The CEO’s or board’s stance on whatever issue of the moment carries headlines is immaterial. If anything, it is counter-productive as adopting any political stance almost by definition means alienating half the workforce and customer base.

Santiago Excilio
Santiago Excilio
3 months ago

I certainly hope it does kill it. ESG is yet another completely unevidenced piece of wishful thinking. Larry Fink, CEO of Blackrock and personally responsible for its ESG policies has stopped using the word, he has yet to alter his policies though. Maybe when he loses enough money he will. Pretty much all ESG funds have failed to deliver decent financial returns relative to non ESG ones. Moreover, the majority of companies in those funds have not seen any improvement in their ESG scores.
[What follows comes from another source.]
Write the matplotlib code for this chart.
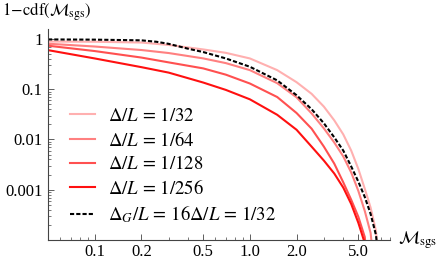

A double whammy.

Douglas Redmayne
Douglas Redmayne
3 months ago

Perhaps Kotkin, they should put the money into artificial intelligence stocks such as Nividia, Tesla and microsoft as AGI may well en up automating everything.

John Robertson
John Robertson
3 months ago

ESG investments in the UK are on the slide too, whether it dissapears completely? Its been an effective tool for the UN, EU etc to exert some control over the markets.

Pedro the Exile
Pedro the Exile
3 months ago

Where’s Mark Carney when you need him-the proponent of “stranded assets”-yeah!!!!